The things that I encountered that changed me internally are what I didn’t want to somehow leave behind at the baggage claim. These are the things I can’t overlook or let fade away as I reintegrate myself into my everyday activities.
Bottom line is I’ve changed. But when people ask me how my trip was, I don’t really talk about that aspect of the trip, because it’s not something you necessarily want or expect to hear about. They expect to hear about what I saw or did (or ate).
So I write. Let not your hearts be troubled, I’m not about to go all eat-pray-love-peace and harmony-let’s-do-yoga-and-meditate-every-morning-and-sing-to-the-birds-at-Walden-Pond on you. But I do feel more zen-ful more often these days.

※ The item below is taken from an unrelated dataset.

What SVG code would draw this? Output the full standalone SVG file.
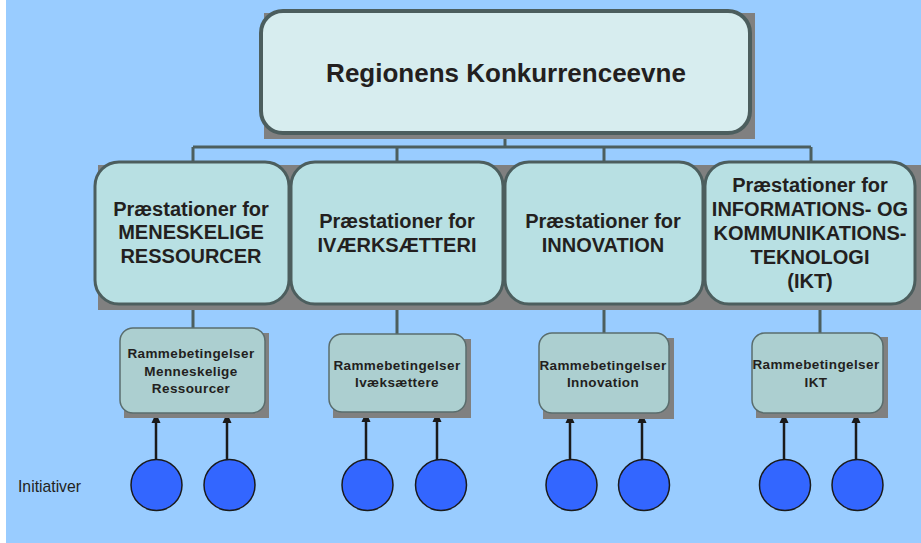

Less than a week after I was home, I spent some time with one of my good longtime family friends talking about my trip. During the trip, I was advised by another teammate to keep my story less than five minutes as to not scare people off. Yeah, well that didn’t work out in this special case…as I was telling her both the awesome and not-so-awesome experiences, she said to me, “You look different.”
“Different?” I repeated.
“Yeah, I don’t know what it is but you look prettier…and happier.”
I don’t know about prettier, but I do I catch myself smiling more now, which consequently improves my overall appearance.

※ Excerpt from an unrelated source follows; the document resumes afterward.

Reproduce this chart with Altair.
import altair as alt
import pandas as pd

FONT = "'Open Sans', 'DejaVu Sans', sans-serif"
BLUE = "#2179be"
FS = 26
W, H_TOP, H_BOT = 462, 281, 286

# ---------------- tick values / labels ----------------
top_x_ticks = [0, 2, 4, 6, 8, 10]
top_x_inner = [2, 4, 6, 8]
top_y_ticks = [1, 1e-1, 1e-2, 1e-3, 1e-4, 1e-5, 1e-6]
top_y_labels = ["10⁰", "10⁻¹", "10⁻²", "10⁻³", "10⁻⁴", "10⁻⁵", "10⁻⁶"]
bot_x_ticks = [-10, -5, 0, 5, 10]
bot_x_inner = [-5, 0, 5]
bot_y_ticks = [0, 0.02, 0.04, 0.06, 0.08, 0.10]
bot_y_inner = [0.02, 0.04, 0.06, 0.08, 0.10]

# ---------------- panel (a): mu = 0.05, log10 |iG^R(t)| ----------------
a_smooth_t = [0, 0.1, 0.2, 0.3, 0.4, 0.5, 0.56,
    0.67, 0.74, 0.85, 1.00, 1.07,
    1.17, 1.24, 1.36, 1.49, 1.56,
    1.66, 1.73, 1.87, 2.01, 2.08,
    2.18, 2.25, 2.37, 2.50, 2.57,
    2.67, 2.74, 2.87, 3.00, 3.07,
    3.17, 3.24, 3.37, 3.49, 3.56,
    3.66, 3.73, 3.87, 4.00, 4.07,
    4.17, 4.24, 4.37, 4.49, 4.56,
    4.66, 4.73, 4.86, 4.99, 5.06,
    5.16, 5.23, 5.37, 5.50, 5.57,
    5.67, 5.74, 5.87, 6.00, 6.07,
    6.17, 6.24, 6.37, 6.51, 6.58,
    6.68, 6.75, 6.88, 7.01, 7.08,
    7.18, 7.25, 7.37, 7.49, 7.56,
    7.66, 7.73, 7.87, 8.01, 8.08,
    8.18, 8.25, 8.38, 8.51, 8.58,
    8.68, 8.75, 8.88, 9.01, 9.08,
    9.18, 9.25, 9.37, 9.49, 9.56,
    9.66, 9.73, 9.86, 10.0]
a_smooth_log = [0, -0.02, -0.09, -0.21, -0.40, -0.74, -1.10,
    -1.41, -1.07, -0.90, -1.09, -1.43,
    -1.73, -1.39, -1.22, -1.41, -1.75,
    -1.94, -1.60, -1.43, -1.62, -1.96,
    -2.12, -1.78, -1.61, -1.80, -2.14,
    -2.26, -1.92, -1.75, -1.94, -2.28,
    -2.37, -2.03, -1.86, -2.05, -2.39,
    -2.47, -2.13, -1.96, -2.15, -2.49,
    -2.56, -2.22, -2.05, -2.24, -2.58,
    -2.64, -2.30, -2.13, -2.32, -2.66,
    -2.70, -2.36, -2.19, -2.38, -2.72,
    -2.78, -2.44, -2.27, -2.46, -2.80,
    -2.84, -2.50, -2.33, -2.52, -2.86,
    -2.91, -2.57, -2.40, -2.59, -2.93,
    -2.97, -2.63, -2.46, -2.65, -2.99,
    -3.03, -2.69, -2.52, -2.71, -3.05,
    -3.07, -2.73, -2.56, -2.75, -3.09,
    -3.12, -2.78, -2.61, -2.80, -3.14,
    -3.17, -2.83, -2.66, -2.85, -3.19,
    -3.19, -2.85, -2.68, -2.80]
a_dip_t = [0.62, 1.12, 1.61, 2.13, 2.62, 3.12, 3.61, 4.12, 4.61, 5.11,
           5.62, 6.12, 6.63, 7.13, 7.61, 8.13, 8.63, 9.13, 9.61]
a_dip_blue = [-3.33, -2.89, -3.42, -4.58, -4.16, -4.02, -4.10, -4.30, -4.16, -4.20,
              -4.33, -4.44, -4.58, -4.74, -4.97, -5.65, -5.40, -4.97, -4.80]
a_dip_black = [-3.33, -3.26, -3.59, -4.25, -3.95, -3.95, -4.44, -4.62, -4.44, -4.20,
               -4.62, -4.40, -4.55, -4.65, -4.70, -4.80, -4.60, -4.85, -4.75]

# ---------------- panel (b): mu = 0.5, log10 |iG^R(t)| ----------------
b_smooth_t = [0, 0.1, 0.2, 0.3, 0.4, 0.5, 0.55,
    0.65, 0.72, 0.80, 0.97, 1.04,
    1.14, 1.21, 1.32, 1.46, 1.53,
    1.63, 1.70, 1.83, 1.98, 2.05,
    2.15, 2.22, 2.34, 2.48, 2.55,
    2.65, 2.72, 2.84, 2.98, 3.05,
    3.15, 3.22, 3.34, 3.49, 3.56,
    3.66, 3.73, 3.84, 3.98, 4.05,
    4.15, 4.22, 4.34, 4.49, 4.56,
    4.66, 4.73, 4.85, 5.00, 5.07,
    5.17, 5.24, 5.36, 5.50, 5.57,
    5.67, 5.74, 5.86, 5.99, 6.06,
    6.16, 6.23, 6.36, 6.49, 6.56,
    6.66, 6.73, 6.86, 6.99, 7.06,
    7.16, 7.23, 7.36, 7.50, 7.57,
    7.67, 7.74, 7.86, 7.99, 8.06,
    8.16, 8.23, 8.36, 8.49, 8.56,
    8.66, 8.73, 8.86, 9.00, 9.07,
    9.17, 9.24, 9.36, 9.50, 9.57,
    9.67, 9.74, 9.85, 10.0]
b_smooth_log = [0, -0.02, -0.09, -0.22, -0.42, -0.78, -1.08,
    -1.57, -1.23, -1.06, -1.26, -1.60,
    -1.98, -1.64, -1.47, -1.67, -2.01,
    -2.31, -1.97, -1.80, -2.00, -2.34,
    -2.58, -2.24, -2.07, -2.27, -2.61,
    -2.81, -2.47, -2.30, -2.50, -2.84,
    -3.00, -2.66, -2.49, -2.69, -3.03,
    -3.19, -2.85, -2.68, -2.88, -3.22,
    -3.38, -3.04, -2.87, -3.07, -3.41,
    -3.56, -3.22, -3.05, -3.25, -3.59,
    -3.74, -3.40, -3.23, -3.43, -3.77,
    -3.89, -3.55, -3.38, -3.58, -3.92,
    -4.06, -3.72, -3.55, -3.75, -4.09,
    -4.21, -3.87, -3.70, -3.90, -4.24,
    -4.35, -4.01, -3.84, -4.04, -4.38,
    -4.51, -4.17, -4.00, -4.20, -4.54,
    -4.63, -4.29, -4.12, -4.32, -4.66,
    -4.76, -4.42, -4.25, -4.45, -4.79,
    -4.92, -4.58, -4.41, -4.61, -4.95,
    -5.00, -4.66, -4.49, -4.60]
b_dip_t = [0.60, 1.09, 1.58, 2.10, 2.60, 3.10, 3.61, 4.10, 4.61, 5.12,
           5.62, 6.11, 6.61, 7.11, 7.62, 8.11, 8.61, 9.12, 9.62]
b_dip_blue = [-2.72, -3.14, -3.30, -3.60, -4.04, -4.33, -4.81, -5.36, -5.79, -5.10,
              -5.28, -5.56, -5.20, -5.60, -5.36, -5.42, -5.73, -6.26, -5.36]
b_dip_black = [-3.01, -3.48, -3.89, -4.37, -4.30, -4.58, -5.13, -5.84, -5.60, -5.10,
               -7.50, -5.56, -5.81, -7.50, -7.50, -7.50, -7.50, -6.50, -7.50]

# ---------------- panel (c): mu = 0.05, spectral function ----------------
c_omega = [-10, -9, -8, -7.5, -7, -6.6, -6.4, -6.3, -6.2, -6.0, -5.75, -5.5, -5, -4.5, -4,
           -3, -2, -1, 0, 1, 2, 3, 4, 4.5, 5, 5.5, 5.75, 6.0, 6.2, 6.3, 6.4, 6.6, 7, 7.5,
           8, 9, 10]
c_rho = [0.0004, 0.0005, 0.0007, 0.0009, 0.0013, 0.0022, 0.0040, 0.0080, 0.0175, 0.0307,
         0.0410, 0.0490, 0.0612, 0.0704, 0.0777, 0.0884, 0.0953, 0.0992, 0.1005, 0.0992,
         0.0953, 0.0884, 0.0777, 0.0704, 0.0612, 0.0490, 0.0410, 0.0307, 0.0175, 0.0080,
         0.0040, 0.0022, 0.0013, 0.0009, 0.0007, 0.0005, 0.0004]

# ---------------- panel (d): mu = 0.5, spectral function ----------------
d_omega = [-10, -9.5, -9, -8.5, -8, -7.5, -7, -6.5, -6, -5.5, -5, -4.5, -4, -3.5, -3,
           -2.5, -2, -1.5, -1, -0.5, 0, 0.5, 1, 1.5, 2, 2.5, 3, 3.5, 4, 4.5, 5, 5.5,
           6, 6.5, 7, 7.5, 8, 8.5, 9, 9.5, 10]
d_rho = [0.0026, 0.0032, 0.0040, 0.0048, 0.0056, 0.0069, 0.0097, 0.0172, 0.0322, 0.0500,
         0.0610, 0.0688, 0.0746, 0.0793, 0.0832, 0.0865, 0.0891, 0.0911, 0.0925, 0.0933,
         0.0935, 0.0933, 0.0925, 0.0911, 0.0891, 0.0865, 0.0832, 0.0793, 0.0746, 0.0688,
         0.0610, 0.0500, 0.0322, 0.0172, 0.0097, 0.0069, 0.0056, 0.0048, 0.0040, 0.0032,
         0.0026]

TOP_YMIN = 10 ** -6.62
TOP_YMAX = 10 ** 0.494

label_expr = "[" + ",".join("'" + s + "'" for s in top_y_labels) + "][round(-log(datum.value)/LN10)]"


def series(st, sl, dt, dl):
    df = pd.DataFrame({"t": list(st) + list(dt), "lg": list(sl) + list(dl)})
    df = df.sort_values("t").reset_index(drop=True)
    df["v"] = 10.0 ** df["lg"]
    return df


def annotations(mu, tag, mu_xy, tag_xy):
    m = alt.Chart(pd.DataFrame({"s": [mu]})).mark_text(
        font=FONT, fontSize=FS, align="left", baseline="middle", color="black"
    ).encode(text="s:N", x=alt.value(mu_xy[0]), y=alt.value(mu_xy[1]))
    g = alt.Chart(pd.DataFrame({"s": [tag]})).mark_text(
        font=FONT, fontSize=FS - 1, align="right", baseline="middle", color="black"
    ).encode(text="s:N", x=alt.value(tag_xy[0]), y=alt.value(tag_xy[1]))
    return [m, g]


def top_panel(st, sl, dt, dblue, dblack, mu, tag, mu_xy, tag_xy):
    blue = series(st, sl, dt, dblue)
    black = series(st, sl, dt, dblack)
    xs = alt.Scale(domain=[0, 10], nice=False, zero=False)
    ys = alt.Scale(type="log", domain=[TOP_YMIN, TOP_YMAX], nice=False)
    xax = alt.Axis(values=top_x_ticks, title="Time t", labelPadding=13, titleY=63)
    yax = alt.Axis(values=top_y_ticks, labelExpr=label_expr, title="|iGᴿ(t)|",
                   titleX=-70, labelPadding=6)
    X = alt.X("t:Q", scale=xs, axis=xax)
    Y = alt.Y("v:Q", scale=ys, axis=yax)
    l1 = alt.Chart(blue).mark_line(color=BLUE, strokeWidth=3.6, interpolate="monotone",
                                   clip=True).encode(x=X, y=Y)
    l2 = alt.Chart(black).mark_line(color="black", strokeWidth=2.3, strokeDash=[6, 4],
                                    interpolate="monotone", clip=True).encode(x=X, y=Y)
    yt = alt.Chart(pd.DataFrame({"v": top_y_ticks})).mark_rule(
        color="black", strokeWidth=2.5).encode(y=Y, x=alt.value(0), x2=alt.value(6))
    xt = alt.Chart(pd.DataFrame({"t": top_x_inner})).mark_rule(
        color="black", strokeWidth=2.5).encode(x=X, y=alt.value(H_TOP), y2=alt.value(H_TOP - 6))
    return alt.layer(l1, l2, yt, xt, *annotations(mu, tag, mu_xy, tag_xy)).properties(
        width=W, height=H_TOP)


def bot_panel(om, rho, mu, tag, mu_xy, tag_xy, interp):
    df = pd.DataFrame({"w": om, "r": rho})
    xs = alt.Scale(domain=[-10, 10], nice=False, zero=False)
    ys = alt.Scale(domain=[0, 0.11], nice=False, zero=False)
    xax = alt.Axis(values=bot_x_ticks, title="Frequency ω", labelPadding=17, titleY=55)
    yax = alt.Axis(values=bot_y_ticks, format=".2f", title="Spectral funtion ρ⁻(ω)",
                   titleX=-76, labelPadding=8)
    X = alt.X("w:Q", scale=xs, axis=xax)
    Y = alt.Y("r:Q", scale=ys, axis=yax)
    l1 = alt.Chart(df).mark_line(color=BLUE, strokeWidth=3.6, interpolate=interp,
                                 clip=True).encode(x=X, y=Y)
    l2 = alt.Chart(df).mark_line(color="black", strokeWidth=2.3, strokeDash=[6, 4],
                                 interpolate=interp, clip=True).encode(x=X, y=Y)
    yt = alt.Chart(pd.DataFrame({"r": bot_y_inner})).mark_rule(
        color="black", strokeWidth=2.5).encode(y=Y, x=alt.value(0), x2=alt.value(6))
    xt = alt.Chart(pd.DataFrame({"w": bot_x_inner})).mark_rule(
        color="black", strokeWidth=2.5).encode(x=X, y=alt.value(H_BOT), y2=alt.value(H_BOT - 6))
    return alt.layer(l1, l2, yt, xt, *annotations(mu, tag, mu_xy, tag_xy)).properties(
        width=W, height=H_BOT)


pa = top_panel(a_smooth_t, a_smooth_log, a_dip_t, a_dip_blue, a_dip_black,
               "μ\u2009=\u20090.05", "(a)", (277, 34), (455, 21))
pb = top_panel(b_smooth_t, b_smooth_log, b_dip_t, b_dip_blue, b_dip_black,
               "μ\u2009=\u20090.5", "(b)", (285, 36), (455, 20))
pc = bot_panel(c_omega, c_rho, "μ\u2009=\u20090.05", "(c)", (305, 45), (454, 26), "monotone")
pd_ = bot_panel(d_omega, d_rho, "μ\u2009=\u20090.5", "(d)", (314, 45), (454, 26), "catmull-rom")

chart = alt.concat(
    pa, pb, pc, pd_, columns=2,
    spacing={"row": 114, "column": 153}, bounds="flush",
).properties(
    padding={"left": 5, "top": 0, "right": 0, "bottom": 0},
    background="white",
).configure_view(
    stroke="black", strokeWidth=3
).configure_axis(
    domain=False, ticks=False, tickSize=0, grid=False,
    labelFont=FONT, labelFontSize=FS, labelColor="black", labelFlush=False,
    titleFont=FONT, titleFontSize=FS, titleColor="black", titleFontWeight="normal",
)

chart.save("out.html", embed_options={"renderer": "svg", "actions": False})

Because I am happier. Not that I was a depressed person before, but my previous general attitude never went much beyond basic contentedness. As in I was never joyful per se, as I was just plain old fine. Fine with school and whatnot, but not quite truly blissful. Kind of bored, really.
This apparent boredom often left time for me to question my significance, and whether or not I was satisfied with the person I was or what I was doing and wondering if other people were – and I didn’t think they were. I devoted most of my time to the comparison game, critiquing everything about myself, and hating myself when I wasn’t “good enough.” Whatever that means.
The biggest flaw I concentrated on most was my appearance. It’s a huge mental battle, and can drain me of much of my energy and happiness. Whenever a family member, friend, or whoever would tell me I looked pretty or even nice, I would quickly dismiss it, feeling uncomfortable because I could never let myself believe it. I don’t know why or how I started to think and to a degree still think this way, but I never thought I could be deserving of any attention unless I was perceived a certain way.
It was certainly something I didn’t think I’d have to deal with in Thailand. After all, I was there to serve, not focus on me. Much to my shock, I quickly came to learn that apparently, I was considerably attractive by Thai standards. And the people I was with would remind me of this regularly, which was both awkward but flattering. I wasn’t sure how to take it, other than with polite “Thank you” and small smile.
Even my own teammates made such great efforts uplift me on both my inner and outer qualities. Somehow, they saw the good that I had trouble seeing on my own. I hope one day I’ll be able to see what they see, but I’ve learned to open my eyes a bit.
Next…A natural observer, I’m quite shy and don’t like to be the center of attention. Even with small things such as meeting new people or confronting a waiter about a wrong food order make me nervous. As a foreign teacher though, I could not afford to be easily embarrassed. I had to go to great lengths to teach lessons, such as the day I taught my class of working middle-aged adults the song “London Bridge.” With hand motions. I spent hours talking to new people I’d never met before, and learned to get around Bangkok independently knowing very, very little Thai. The result has been a considerable increase in confidence, for which I’m grateful.
Thirdly, I found such genuine friendship within my team that I never expected. With all of our stark differences, my initial goal was to get through the trip without a hitch and do what needed to get done. I don’t know how it happened, but I’ve come to a place where I know I am genuinely cared for and vice versa, and will never be judged in any way. These people have taught me that sometimes, you have to go across an ocean to find this. Sincerity exists – it just might take a plane ticket to find it. But when you do, it’s quite extraordinary.
And to end with a bang, I realize time and again just how much things can change in a short span of time. The Ghost of Caitlin’s Past would’ve never imagined myself here now. It’s incredible what can happen, but even more so is how it will always be a mystery. For example, I have no idea if I will continue to pursue my goal of working in some sort of editing field, or if I will earn a teaching credential to work in a foreign country. Or maybe I’ll do public relations for a non-profit group. Or work as a travel journalist. Who knows? What I do know is that I will only be fully satisfied knowing that in the near future, I’ll always have a place to book a flight to.
While there, I was always asked when I would be coming back to Thailand. In honesty, I would like to see the rest of the world first before making “seconds.” But I would love to make a return someday, if possible.
At least once each week, one of my students would say something to me that echoed in my head throughout the trip, at the baggage claim at LAX, and now. I thought she was saying it in a joking, lighthearted manner, but the more I think about it, I start to think that that’s not the case at all:
“I’ll be waiting for you when you come back to Thailand.”